§ **EXERCISE INSTRUCTIONS**: Leave out every picture. Copy exactly the lines from the one holding "Write a LaTeX" through the one holding "(lb) at (16.7,6.6)".

— START —

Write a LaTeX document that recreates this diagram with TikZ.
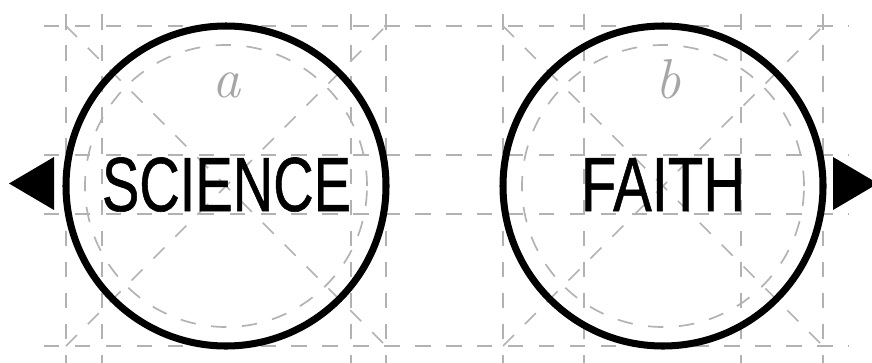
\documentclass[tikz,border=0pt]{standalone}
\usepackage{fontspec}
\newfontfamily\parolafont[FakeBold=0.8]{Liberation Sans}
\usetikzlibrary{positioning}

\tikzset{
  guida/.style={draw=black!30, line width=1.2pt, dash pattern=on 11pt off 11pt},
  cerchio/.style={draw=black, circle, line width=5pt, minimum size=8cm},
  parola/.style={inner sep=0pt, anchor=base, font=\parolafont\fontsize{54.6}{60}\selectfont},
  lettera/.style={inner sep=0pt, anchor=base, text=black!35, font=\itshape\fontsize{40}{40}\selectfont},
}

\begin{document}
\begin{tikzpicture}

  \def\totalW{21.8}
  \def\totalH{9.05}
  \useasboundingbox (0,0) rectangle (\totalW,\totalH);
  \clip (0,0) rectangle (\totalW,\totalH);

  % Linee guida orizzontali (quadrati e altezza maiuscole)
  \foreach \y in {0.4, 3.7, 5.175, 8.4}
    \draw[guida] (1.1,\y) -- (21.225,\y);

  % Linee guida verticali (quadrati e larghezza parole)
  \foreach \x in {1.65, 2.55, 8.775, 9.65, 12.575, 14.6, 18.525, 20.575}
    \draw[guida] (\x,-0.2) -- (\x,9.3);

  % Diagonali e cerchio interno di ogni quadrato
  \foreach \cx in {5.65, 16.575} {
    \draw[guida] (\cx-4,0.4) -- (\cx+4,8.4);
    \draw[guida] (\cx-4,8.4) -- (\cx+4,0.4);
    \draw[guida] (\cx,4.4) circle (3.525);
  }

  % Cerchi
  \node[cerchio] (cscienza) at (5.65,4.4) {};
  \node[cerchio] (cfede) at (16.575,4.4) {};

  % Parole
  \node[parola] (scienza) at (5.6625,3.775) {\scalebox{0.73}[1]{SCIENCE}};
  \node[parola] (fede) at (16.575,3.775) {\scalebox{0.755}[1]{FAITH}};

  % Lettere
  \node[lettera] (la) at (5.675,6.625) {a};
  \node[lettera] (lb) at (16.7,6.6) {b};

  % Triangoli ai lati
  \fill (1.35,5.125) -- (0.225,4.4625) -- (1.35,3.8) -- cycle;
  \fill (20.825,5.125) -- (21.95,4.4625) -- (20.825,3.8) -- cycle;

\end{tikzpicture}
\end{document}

— END —
— START —

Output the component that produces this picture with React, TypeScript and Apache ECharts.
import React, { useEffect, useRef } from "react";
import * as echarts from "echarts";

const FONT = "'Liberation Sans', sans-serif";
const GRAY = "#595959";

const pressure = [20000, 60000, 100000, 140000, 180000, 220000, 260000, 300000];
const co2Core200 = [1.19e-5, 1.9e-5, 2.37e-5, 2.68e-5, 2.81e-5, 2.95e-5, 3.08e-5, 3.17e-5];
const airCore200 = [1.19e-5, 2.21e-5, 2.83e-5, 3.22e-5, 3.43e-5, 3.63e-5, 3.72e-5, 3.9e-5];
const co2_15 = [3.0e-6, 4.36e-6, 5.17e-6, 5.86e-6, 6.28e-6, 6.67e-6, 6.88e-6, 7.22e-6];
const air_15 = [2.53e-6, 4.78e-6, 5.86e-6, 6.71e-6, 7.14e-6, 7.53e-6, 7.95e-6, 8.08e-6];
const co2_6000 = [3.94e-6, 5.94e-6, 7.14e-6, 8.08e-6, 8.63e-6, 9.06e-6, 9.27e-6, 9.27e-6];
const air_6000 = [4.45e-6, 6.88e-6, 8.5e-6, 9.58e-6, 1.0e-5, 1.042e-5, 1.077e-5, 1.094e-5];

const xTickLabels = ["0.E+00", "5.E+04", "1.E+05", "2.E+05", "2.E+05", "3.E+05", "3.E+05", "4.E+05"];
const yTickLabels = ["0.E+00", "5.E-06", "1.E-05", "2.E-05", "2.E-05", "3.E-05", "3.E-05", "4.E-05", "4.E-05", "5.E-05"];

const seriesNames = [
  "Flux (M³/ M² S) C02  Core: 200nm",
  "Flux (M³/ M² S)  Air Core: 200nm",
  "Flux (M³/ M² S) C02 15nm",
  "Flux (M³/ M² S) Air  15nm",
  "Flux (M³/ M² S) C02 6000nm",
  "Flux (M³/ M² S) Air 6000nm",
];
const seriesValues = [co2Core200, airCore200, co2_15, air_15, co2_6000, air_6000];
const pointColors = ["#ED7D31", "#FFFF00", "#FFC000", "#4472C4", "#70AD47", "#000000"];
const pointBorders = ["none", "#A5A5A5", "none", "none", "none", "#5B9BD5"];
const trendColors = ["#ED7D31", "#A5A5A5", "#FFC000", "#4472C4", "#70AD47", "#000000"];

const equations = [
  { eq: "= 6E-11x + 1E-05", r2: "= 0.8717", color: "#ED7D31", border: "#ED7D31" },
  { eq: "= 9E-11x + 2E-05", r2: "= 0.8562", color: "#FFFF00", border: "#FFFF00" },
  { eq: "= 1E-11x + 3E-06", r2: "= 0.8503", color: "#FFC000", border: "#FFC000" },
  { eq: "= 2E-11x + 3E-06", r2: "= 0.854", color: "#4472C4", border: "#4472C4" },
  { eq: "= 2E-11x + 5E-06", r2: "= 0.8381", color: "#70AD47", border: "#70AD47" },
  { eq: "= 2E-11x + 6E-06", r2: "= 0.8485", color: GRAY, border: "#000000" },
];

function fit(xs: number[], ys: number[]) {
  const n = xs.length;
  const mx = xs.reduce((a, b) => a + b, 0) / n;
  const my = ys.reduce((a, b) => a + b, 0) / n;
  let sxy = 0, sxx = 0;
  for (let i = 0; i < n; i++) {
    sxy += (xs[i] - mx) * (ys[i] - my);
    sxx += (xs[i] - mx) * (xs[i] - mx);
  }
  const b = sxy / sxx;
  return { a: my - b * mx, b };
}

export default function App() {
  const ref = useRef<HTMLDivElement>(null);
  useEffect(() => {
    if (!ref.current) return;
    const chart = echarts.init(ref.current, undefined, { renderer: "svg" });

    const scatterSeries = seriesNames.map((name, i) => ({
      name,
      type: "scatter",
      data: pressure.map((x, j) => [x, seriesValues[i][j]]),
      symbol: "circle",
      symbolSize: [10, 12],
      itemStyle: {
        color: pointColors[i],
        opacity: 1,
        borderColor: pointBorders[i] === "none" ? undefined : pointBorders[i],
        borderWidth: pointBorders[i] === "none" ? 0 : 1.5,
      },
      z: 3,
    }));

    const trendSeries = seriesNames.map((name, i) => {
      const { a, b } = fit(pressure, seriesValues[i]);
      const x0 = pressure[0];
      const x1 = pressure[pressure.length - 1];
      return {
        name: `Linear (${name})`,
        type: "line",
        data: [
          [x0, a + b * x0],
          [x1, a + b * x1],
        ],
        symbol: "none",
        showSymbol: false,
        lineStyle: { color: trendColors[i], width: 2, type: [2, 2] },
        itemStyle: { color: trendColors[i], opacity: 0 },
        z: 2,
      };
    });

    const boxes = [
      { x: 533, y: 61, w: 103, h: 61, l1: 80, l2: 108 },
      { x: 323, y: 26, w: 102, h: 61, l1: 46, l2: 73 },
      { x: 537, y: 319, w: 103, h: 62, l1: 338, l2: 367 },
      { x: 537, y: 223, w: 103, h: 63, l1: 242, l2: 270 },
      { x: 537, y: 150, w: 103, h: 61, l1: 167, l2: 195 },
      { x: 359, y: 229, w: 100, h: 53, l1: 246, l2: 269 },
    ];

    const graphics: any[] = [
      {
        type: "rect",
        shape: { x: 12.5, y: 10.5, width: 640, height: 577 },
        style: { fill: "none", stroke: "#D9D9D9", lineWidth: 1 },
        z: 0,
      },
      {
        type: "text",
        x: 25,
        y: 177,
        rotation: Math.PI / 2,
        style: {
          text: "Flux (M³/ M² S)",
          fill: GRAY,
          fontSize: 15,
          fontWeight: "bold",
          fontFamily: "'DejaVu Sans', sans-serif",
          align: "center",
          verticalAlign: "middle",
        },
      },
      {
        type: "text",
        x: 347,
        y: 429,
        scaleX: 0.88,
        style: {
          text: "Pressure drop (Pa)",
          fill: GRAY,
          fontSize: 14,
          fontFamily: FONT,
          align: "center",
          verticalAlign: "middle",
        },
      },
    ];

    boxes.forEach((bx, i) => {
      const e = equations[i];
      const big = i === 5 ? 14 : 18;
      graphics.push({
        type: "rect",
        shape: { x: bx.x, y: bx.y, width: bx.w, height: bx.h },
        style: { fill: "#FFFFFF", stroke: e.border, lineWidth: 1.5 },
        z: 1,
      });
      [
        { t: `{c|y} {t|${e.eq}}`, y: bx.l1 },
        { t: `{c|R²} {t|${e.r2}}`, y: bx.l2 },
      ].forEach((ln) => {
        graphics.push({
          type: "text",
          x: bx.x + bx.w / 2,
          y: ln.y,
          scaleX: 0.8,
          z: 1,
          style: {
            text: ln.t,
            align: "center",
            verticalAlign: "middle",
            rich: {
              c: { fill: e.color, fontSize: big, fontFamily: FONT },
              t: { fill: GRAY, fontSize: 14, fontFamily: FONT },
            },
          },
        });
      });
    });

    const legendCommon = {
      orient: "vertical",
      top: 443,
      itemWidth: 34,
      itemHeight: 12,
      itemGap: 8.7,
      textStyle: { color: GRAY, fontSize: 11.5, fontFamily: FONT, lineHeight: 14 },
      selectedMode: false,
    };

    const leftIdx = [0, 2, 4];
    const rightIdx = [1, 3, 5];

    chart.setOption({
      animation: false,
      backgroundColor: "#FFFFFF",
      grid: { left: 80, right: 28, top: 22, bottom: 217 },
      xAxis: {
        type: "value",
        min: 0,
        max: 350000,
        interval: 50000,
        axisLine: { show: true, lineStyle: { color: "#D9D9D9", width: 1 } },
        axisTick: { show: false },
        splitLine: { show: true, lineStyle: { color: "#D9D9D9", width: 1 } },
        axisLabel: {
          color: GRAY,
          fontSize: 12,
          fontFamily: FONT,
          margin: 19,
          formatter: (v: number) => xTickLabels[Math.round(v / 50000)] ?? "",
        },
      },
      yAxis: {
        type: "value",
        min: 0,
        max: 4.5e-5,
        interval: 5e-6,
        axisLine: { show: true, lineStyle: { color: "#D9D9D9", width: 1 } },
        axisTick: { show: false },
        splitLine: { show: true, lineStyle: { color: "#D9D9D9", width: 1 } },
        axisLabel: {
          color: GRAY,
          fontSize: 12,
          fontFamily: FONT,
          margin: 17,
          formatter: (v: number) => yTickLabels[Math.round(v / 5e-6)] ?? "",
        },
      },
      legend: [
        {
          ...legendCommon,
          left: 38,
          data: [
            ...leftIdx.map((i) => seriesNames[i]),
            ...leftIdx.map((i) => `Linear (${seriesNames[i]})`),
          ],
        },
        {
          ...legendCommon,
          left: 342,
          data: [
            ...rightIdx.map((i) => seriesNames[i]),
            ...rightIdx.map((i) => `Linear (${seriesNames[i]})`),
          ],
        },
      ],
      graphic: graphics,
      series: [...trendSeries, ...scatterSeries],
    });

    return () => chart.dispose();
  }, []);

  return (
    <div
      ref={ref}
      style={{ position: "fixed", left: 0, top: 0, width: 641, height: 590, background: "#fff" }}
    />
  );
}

— END —

§ **WRITTEN RESPONSE**:
Write a LaTeX document that recreates this diagram with TikZ.
\documentclass[tikz,border=0pt]{standalone}
\usepackage{fontspec}
\newfontfamily\parolafont[FakeBold=0.8]{Liberation Sans}
\usetikzlibrary{positioning}

\tikzset{
  guida/.style={draw=black!30, line width=1.2pt, dash pattern=on 11pt off 11pt},
  cerchio/.style={draw=black, circle, line width=5pt, minimum size=8cm},
  parola/.style={inner sep=0pt, anchor=base, font=\parolafont\fontsize{54.6}{60}\selectfont},
  lettera/.style={inner sep=0pt, anchor=base, text=black!35, font=\itshape\fontsize{40}{40}\selectfont},
}

\begin{document}
\begin{tikzpicture}

  \def\totalW{21.8}
  \def\totalH{9.05}
  \useasboundingbox (0,0) rectangle (\totalW,\totalH);
  \clip (0,0) rectangle (\totalW,\totalH);

  % Linee guida orizzontali (quadrati e altezza maiuscole)
  \foreach \y in {0.4, 3.7, 5.175, 8.4}
    \draw[guida] (1.1,\y) -- (21.225,\y);

  % Linee guida verticali (quadrati e larghezza parole)
  \foreach \x in {1.65, 2.55, 8.775, 9.65, 12.575, 14.6, 18.525, 20.575}
    \draw[guida] (\x,-0.2) -- (\x,9.3);

  % Diagonali e cerchio interno di ogni quadrato
  \foreach \cx in {5.65, 16.575} {
    \draw[guida] (\cx-4,0.4) -- (\cx+4,8.4);
    \draw[guida] (\cx-4,8.4) -- (\cx+4,0.4);
    \draw[guida] (\cx,4.4) circle (3.525);
  }

  % Cerchi
  \node[cerchio] (cscienza) at (5.65,4.4) {};
  \node[cerchio] (cfede) at (16.575,4.4) {};

  % Parole
  \node[parola] (scienza) at (5.6625,3.775) {\scalebox{0.73}[1]{SCIENCE}};
  \node[parola] (fede) at (16.575,3.775) {\scalebox{0.755}[1]{FAITH}};

  % Lettere
  \node[lettera] (la) at (5.675,6.625) {a};
  \node[lettera] (lb) at (16.7,6.6) {b};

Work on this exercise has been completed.